Built an 8080 barebones system in 1979 (or maybe 1980). Wirewrapped on
old 44-pin Vector boards that I redrilled by hand for the DIP sockets.
Initially 1K RAM, one 1702A EPROM, one parallel I/O port, an EBCDIC
keyboard from some piece of IBM gear, and a switches/lights front panel.
Video from a SSM VB-1B S-100 card to a surplus 9" CCTV monitor.
I keyed in WADUZITDO by hand once or twice... that's a neat programming
language in just 256 bytes.
Eventually I sold the VB-1B card and moved on to bigger and better
microcomputers ;)
Last year I pulled it out from under the bench and upgraded it to a
serial interface (for my ADM-3 Dumb Terminal), added a 2716 and an
updated monitor program.
I think I'll add WADUZITDO in the "huge" ROM space :)
On 11/24/25 21:38, Bill Degnan via cctalk wrote:
Here's one: Cramer Intel 8080A Microcomputer
https://vintagecomputer.net/browse_thread.cfm?id=819
Wire-wrapped 8080 system built to compete in the Altair market, and flopped.
" Cramer Electronics Incorporated started advertising this 8080 kit
microcomputer, the "Cramerkit", in late 1975 for $495 (or was it $1495?)
but none were delivered until the spring of 1976. The Cramerkit was
designed by Microcomputer Technique Inc. and was shipped partially
assembled. "
On Mon, Nov 24, 2025 at 10:04 PM Jon Elson via cctalk <cctalk(a)classiccmp.org>
wrote:
> On 11/23/25 22:13, ben via cctalk wrote:
>> Who has strange or one of a kind computers out there?
>> I have a 18 bit homebrew (cpld) with 256Kb ram and just a
>> bootstrap loader.
>>
> I built a 32-bit bit slice processor out of AMD 2903 and
> 2910 parts.
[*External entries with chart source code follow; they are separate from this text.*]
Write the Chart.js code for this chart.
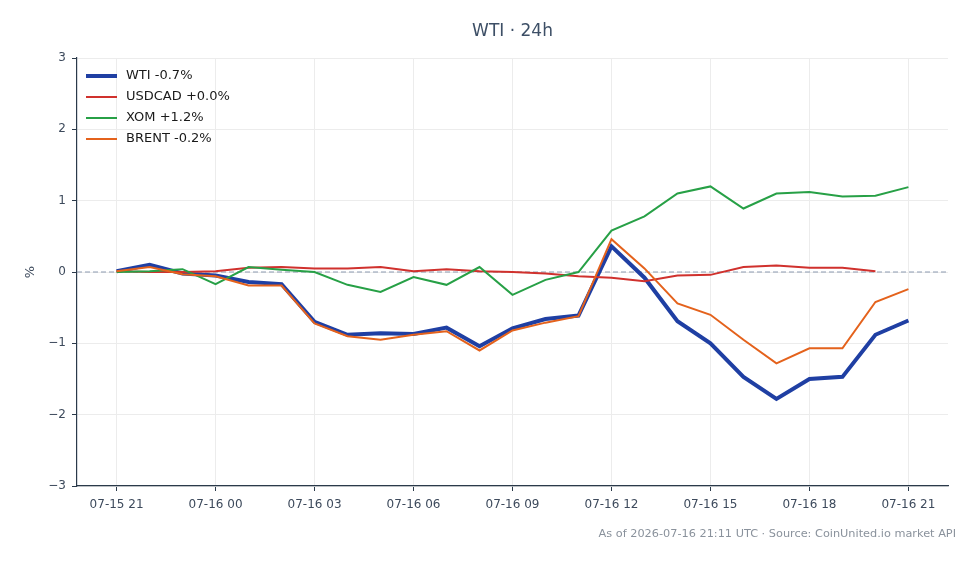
<!DOCTYPE html>
<html>
<head>
<meta charset="utf-8">
<script src="https://cdn.jsdelivr.net/npm/chart.js@4"></script>
<style>
  html, body { margin: 0; padding: 0; background: #fff; }
  #wrap { width: 980px; height: 564px; }
</style>
</head>
<body>
<div id="wrap"><canvas id="chart" width="980" height="564"></canvas></div>
<script>
// hourly points, 07-15 21 -> 07-16 21
const hours = ['07-15 21', '07-15 22', '07-15 23', '07-16 00', '07-16 01', '07-16 02', '07-16 03',
  '07-16 04', '07-16 05', '07-16 06', '07-16 07', '07-16 08', '07-16 09', '07-16 10', '07-16 11',
  '07-16 12', '07-16 13', '07-16 14', '07-16 15', '07-16 16', '07-16 17', '07-16 18', '07-16 19',
  '07-16 20', '07-16 21'];

const wti = [0.01, 0.10, -0.02, -0.05, -0.14, -0.17, -0.70, -0.88, -0.86, -0.87, -0.78, -1.04, -0.79,
  -0.66, -0.61, 0.36, -0.08, -0.69, -1.00, -1.47, -1.78, -1.50, -1.47, -0.88, -0.68];
const usdcad = [0.01, 0.00, 0.00, 0.01, 0.06, 0.07, 0.05, 0.05, 0.07, 0.01, 0.04, 0.01, 0.00,
  -0.02, -0.06, -0.08, -0.13, -0.05, -0.04, 0.07, 0.09, 0.06, 0.06, 0.01];
const xom = [0.00, 0.01, 0.04, -0.17, 0.07, 0.03, 0.00, -0.18, -0.28, -0.07, -0.18, 0.07, -0.32,
  -0.11, 0.00, 0.58, 0.78, 1.10, 1.20, 0.89, 1.10, 1.12, 1.06, 1.07, 1.19];
const brent = [0.01, 0.07, -0.03, -0.06, -0.19, -0.19, -0.72, -0.90, -0.95, -0.88, -0.83, -1.10, -0.82,
  -0.71, -0.62, 0.46, 0.05, -0.44, -0.60, -0.95, -1.28, -1.07, -1.07, -0.42, -0.24];

const seriesLabels = ['WTI -0.7%', 'USDCAD +0.0%', 'XOM +1.2%', 'BRENT -0.2%'];
const xTicks = [0, 3, 6, 9, 12, 15, 18, 21, 24];
const yTicks = [-3, -2, -1, 0, 1, 2, 3];

const FONT = 'DejaVu Sans';
const axisText = '#3d4a5c';

function pts(arr) { return arr.map((v, i) => ({ x: i, y: v })); }

const overlay = {
  id: 'overlay',
  beforeDatasetsDraw(chart) {
    const { ctx, chartArea: a, scales: { y } } = chart;
    const y0 = y.getPixelForValue(0);
    ctx.save();
    ctx.strokeStyle = '#8c9ab0';
    ctx.lineWidth = 1;
    ctx.setLineDash([5, 3]);
    ctx.beginPath();
    ctx.moveTo(a.left, y0);
    ctx.lineTo(a.right, y0);
    ctx.stroke();
    ctx.restore();
  },
  afterDraw(chart) {
    const { ctx, chartArea: a } = chart;
    ctx.save();
    // title
    ctx.fillStyle = '#3d4f66';
    ctx.font = '17px ' + FONT;
    ctx.textAlign = 'center';
    ctx.textBaseline = 'middle';
    ctx.fillText('WTI · 24h', (a.left + a.right) / 2, 32);
    // y axis label
    ctx.save();
    ctx.translate(31, (a.top + a.bottom) / 2);
    ctx.rotate(-Math.PI / 2);
    ctx.fillStyle = axisText;
    ctx.font = '13px ' + FONT;
    ctx.fillText('%', 0, 0);
    ctx.restore();
    // footer
    ctx.fillStyle = '#8a929c';
    ctx.font = '11.3px ' + FONT;
    ctx.textAlign = 'right';
    ctx.fillText('As of 2026-07-16 21:11 UTC · Source: CoinUnited.io market API', 956, 534);
    // legend
    ctx.font = '13px ' + FONT;
    ctx.textAlign = 'left';
    chart.data.datasets.forEach((ds, i) => {
      const yy = 76 + i * 21;
      ctx.strokeStyle = ds.borderColor;
      ctx.lineWidth = ds.borderWidth;
      ctx.beginPath();
      ctx.moveTo(86, yy);
      ctx.lineTo(117, yy);
      ctx.stroke();
      ctx.fillStyle = '#1a1a1a';
      ctx.fillText(ds.label, 126, yy);
    });
    ctx.restore();
  }
};

new Chart(document.getElementById('chart'), {
  type: 'line',
  data: {
    datasets: [
      { label: seriesLabels[0], data: pts(wti), borderColor: '#1f3fa3', borderWidth: 4, order: 4 },
      { label: seriesLabels[1], data: pts(usdcad), borderColor: '#d0312d', borderWidth: 2, order: 3 },
      { label: seriesLabels[2], data: pts(xom), borderColor: '#27a046', borderWidth: 2, order: 2 },
      { label: seriesLabels[3], data: pts(brent), borderColor: '#e4621c', borderWidth: 2, order: 1 }
    ]
  },
  options: {
    responsive: false,
    animation: false,
    layout: { padding: { top: 58, right: 32, left: 0, bottom: 0 } },
    elements: { point: { radius: 0 }, line: { tension: 0, fill: false } },
    plugins: { legend: { display: false }, tooltip: { enabled: false } },
    scales: {
      x: {
        type: 'linear',
        min: -1.2,
        max: 25.2,
        afterBuildTicks(scale) { scale.ticks = xTicks.map(v => ({ value: v })); },
        afterFit(scale) { scale.height = 78; },
        ticks: {
          autoSkip: false,
          maxRotation: 0,
          padding: 7,
          color: axisText,
          font: { family: FONT, size: 12 },
          callback: v => hours[v]
        },
        grid: { color: '#ececec', tickColor: '#2b3a4a', tickLength: 5 },
        border: { color: '#2b3a4a', width: 1.2 }
      },
      y: {
        min: -3,
        max: 3,
        afterBuildTicks(scale) { scale.ticks = yTicks.map(v => ({ value: v })); },
        afterFit(scale) { scale.width = 77; },
        ticks: {
          padding: 6,
          color: axisText,
          font: { family: FONT, size: 12 },
          callback: v => String(v).replace('-', '\u2212')
        },
        grid: { color: '#ececec', tickColor: '#2b3a4a', tickLength: 5 },
        border: { color: '#2b3a4a', width: 1.2 }
      }
    }
  },
  plugins: [overlay]
});
</script>
</body>
</html>
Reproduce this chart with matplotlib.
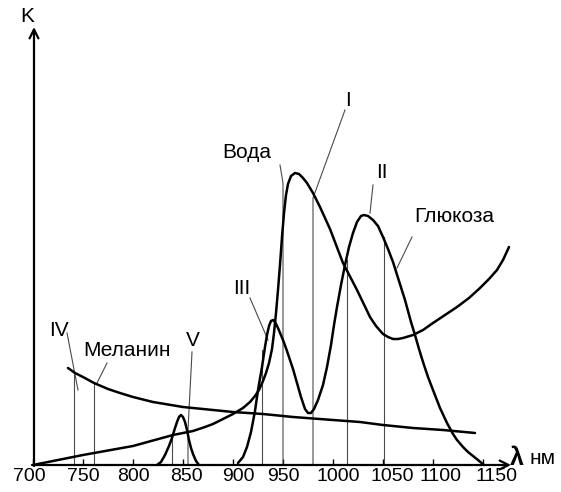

See:
>
>
https://pico-systems.com/stories/1982.html
>
> I did write a micro assembler for it and ran a few test
> programs. But, the work ahead of me (interfacing memory and
> an I/O bus, writing 360 microcode and coming up with a
> Pascal compiler and writing my own OS and editor, etc. was
> just too daunting and I gave up on it.